DStv Channel 403 Saturday, 05 October 2024

National mourning ends in Britain after queen's funeral

The ceremonial procession of the queen's coffin travelled down the Long Walk to Windsor Castle
POOL/AFP | Aaron Chown

LONDON - Flags on government buildings returned to full mast and an epic clean-up operation was underway on Tuesday as British public life resumed after the state funeral of Queen Elizabeth II, although the royal family remains in mourning for another week.

Around a quarter of a million people queued round the clock to view the queen's coffin as it lay in state in the days leading up to the funeral, the UK government said.

Liz Truss, appointed prime minister by the queen just two days before she died on September 8, flew to the UN General Assembly hours after delivering a biblical reading at the lavish funeral.

Queen Elizabeth II's death aged 96 triggered more than a week of national mourning
BUCKINGHAM PALACE/AFP | Ranald Mackechnie

En route to New York, Truss praised the "huge outpouring of love and affection" shown towards the late monarch, as well as the "huge amount of warmth towards" her successor, King Charles III.

Charles, 73, and his family will remain in mourning for another seven days.

That means no official engagements after he spent an exhausting week touring his new kingdom and attending to the ornate pageantry of a role that he has spent a lifetime preparing to take on.

The royal Twitter account published a picture of the queen hiking in 1971 at her Scottish retreat of Balmoral, where she died at the age of 96 as Britain's longest-reigning monarch.

The photograph was accompanied with the words: "May flights of Angels sing thee to thy rest.

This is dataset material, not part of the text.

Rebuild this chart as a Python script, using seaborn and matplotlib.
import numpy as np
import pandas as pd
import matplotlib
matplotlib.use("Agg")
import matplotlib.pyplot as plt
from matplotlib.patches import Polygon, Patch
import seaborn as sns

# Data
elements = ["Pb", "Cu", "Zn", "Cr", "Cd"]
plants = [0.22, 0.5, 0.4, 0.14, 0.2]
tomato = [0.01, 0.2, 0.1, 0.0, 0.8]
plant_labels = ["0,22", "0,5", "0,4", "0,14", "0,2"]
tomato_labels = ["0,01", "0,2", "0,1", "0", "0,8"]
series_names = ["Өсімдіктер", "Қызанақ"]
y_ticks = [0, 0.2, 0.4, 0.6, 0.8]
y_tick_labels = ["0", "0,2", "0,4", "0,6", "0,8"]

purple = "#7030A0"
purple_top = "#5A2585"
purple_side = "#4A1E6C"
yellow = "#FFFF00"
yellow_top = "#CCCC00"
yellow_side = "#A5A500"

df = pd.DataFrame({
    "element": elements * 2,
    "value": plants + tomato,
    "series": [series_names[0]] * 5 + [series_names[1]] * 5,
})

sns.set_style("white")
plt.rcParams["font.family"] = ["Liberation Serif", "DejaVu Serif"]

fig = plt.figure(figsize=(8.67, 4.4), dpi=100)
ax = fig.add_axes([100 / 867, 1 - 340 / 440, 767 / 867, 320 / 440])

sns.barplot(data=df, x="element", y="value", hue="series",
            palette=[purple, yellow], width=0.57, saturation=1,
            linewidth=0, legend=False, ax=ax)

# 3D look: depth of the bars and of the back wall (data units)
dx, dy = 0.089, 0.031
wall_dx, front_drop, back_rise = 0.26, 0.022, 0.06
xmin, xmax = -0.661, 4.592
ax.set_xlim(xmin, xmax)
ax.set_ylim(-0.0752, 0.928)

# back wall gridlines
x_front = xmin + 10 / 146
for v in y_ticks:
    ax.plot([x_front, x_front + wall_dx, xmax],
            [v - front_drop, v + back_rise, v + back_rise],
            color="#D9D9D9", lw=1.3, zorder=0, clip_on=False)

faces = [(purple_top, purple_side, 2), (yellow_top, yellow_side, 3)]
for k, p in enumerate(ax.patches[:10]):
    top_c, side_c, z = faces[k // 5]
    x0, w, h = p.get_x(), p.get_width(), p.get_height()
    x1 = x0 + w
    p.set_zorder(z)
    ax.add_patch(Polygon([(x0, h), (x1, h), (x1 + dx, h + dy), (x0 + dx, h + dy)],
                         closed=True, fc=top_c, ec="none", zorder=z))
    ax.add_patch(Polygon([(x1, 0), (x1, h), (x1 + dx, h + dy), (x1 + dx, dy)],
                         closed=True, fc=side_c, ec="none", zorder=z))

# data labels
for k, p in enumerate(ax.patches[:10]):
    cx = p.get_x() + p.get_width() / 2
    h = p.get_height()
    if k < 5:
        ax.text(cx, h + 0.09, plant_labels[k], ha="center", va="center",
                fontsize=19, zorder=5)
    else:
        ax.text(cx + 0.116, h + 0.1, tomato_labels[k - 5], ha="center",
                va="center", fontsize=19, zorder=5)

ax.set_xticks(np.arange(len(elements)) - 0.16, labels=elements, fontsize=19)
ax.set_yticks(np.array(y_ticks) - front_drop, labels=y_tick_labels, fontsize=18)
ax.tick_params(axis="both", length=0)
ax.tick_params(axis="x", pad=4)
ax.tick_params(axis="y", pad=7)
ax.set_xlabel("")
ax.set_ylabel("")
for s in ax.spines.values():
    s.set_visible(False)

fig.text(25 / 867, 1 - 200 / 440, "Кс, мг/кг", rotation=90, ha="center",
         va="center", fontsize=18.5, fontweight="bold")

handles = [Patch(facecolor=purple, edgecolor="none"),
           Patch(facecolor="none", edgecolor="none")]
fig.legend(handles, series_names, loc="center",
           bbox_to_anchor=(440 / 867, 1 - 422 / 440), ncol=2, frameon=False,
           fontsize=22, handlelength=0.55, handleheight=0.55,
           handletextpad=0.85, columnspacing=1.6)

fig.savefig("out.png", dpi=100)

In loving memory of Her Majesty The Queen."

The quotation is from the tragic conclusion of Shakespeare's play "Hamlet" and was said by Charles in his first national broadcast as king the day after his mother passed away.

- Dramas old and new -

Prime Minister Liz Truss headed to New York shortly after taking part in the state funeral for Queen Elizabeth II
POOL/AFP | PHIL NOBLE

Members of parliament were taking an oath of allegiance to their new sovereign on Tuesday, as political life resumed after 10 days of government mourning.

Following a public holiday for the funeral, business life was also resuming, and workers were busy clearing up the debris left by an estimated million-plus people who lined the streets of London on Monday.

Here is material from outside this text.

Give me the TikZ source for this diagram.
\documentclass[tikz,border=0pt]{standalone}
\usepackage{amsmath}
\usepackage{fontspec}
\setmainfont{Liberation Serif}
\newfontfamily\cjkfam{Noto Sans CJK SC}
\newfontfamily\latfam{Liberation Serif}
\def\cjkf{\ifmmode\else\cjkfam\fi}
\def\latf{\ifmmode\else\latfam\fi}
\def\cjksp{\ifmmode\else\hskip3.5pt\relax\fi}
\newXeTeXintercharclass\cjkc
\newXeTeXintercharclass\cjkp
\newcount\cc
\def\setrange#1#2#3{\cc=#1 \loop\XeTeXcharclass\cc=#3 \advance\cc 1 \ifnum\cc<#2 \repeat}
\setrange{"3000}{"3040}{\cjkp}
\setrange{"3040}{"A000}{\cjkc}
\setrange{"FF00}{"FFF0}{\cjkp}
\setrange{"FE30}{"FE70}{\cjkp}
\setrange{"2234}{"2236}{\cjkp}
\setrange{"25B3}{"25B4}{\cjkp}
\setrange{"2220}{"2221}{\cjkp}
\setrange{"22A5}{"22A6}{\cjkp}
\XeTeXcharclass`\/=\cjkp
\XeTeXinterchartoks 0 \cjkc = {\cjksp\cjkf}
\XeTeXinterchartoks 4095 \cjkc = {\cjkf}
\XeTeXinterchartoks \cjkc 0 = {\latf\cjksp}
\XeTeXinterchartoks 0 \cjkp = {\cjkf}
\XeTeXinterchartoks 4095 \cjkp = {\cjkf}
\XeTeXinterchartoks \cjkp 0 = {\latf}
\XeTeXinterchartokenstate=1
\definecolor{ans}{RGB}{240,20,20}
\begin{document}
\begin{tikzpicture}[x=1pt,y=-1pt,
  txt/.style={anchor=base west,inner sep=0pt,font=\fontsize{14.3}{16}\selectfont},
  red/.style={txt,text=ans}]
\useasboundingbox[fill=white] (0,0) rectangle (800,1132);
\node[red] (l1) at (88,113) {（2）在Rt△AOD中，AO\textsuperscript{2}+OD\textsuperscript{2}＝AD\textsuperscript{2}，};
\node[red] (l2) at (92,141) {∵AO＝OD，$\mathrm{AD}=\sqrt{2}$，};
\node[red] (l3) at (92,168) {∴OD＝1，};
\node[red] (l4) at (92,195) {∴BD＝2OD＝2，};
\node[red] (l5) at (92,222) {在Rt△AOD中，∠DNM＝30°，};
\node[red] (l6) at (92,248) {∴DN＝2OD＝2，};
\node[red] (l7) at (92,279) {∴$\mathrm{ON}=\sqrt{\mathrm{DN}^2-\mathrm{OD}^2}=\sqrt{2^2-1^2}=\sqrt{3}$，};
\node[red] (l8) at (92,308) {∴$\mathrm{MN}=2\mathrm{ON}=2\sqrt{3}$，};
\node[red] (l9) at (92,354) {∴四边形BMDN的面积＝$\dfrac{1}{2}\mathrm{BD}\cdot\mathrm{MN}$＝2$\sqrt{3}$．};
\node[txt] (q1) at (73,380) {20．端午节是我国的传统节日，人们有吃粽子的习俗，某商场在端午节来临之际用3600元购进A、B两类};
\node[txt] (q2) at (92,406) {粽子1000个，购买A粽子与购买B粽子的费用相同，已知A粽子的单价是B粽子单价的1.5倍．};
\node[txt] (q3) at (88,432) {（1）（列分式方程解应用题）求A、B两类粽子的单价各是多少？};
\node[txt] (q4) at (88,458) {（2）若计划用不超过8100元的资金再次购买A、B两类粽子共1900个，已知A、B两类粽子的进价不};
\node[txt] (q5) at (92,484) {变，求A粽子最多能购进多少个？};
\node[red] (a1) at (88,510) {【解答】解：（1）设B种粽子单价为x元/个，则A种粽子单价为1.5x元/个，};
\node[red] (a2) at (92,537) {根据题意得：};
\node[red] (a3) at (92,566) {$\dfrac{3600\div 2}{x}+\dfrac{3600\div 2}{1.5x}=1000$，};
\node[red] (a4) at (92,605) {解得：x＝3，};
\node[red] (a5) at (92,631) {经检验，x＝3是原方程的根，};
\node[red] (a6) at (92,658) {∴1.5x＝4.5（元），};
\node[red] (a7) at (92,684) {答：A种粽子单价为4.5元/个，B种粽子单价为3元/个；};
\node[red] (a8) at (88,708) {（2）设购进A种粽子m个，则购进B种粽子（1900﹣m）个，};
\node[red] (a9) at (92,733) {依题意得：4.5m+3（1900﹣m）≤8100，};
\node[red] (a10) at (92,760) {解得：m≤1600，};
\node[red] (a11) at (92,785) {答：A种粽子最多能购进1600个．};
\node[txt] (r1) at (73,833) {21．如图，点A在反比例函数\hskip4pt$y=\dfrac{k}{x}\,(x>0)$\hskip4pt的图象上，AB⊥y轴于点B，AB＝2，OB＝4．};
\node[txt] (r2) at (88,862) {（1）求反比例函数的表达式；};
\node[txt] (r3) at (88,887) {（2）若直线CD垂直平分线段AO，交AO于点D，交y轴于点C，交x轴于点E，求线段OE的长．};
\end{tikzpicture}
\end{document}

The queen's coffin was on display from Wednesday to early Monday inside parliament's cavernous Westminster Hall, and the waiting time for public mourners at one point reached 25 hours.

Culture Secretary Michelle Donelan told Sky News her government department was still "crunching the numbers", but she believed that around 250,000 people had passed through the hall in total.

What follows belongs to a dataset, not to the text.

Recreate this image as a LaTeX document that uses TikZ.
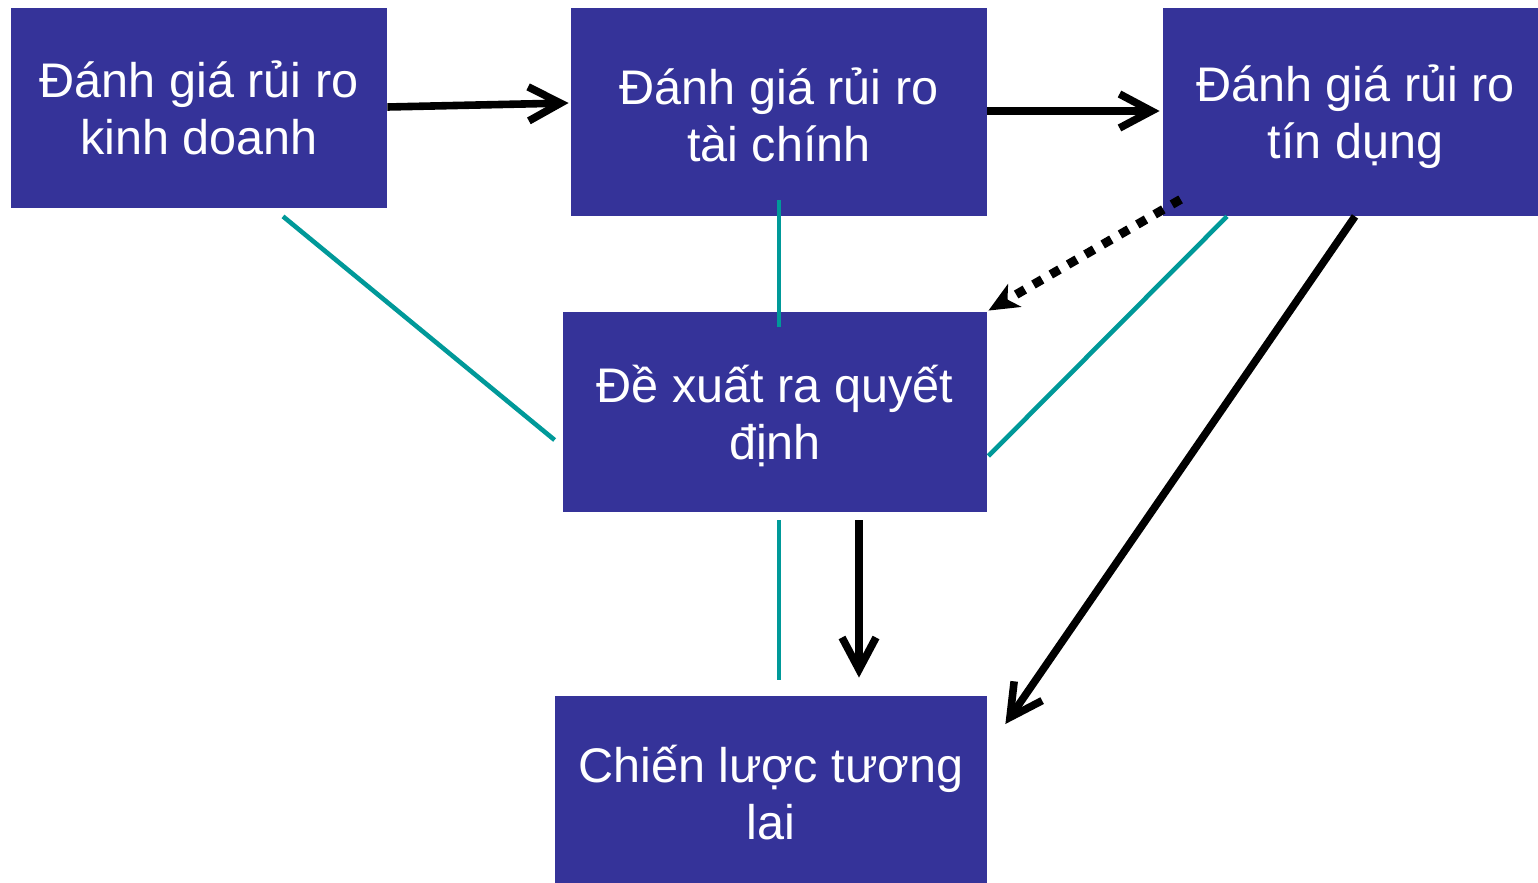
\documentclass[tikz,border=0pt]{standalone}
\usepackage{fontspec}
\setmainfont{Liberation Sans}
\usetikzlibrary{arrows.meta,calc}
\definecolor{boxblue}{HTML}{353399}
\definecolor{linkteal}{HTML}{009999}
\begin{document}
\begin{tikzpicture}[x=0.5pt,y=-0.5pt,
  box/.style={fill=boxblue, draw=none, inner sep=0pt},
  caption/.style={text=white, align=center, inner sep=0pt,
    font=\fontsize{24.3pt}{28.5pt}\selectfont},
  link/.style={draw=linkteal, line width=2.3pt},
  flow/.style={draw=black, line width=3.8pt,
    -{Straight Barb[length=16pt,width=17pt,line width=3.8pt]}},
  hint/.style={draw=black, line width=4.5pt, dash pattern=on 5pt off 5pt,
    -{Stealth[length=15pt,width=13pt,inset=4pt]}}]
\useasboundingbox (0,0) rectangle (1538,883);

% the five stages
\node[box, minimum width=188pt, minimum height=100pt,
  label={[caption]center:{Đánh giá rủi ro\\kinh doanh}}] (kd) at (199,108) {};
\node[box, minimum width=208pt, minimum height=104pt,
  label={[caption, yshift=-1.5pt]center:{Đánh giá rủi ro\\tài chính}}] (tc) at (779,112) {};
\node[box, minimum width=187.5pt, minimum height=104pt,
  label={[caption, xshift=2.5pt, yshift=-2.5pt]center:{Đánh giá rủi ro\\tín dụng}}] (td) at (1350.5,112) {};
\node[box, minimum width=212pt, minimum height=100pt,
  label={[caption, yshift=-2pt]center:{Đề xuất ra quyết\\định}}] (qd) at (775,412) {};
\node[box, minimum width=216pt, minimum height=93.5pt,
  label={[caption, yshift=-1.5pt]center:{Chiến lược tương\\lai}}] (cl) at (771,789.5) {};

% teal links into the decision stage
\draw[link] ($(kd.south)+(84,8)$) -- ($(qd.west)+(-8,28)$);
\draw[link] ($(tc.south)+(0,-16)$) -- ($(qd.north)+(4,15)$);
\draw[link] ($(td.south)+(-123.5,0)$) -- ($(qd.east)+(1,44)$);
\draw[link] ($(qd.south)+(4,8)$) -- ($(cl.north)+(8,-16)$);

% black flow arrows
\draw[flow] ($(kd.east)+(0,-1)$) -- ($(tc.west)+(-2,-9)$);
\draw[flow] ($(tc.east)+(0,-1)$) -- ($(td.west)+(-3,-1)$);
\draw[flow] ($(td.south)+(4.5,0)$) -- ($(cl.east)+(18,-65.5)$);
\draw[flow] ($(qd.south)+(84,8)$) -- ($(cl.north)+(88,-18)$);

% dotted feedback arrow
\draw[hint] ($(td.south west)+(18,-17)$) -- ($(qd.north east)+(1,-1)$);
\end{tikzpicture}
\end{document}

Donelan said she did not know the final cost of the state funeral at Westminster Abbey, which entailed a vast security operation for hundreds of foreign dignitaries.

But she said the British public would agree that it "was money well spent".

"You saw so many thousands out there and I don't think anybody can suggest that our late monarch didn't deserve that send-off, given the duty and the selfless service that she committed to over 70 years."

National Grid said there was a drop-off of two gigawatts in usage on Britain's power network -- the equivalent of 200 million lightbulbs being switched off -- from 10:30 am to 11:00 am (0930 to 1000 GMT) on Monday.

- Disunited kingdom -

"This was because people were stopping their usual activities in time for the funeral," a spokesman told AFP.

Usage picked up again by 500 megawatts during the funeral but dropped off again by the same amount during the two minutes' silence just before noon.

Public support for Queen Elizabeth was particularly fervent among Northern Ireland's pro-UK unionists
AFP | Paul Faith

With the departure of the only monarch most Britons had ever known, attention was turning back to the country's soaring inflation problem and the crisis stemming from Russia's war in Ukraine.

There are also deeper fissures over the very future of the United Kingdom, as Scotland's nationalist government agitates for another referendum on independence, and as Northern Ireland turns majority-Catholic for the first time.

"Is it possible that in the Windsor vault now lies buried the person who, more than any other, served to cohere these islands?" commentator Jonathan Freedland wrote in The Guardian newspaper.

"The last 10 days have been a holiday from the usual political polarisation: admiration for the queen was one of the few things most people could agree on," he said.

Queen Elizabeth's cortege arrives at her final resting place in Windsor Castle. VIDEO
INTERNATIONAL POOL/AFP |

For most UK media, the focus remained on the unquestionable grandeur with which the country and the world bade adieu to Elizabeth.

"An outpouring of love," the Daily Telegraph headlined, above a picture of Charles draping military colours held in life by his mother over her coffin in Windsor Castle.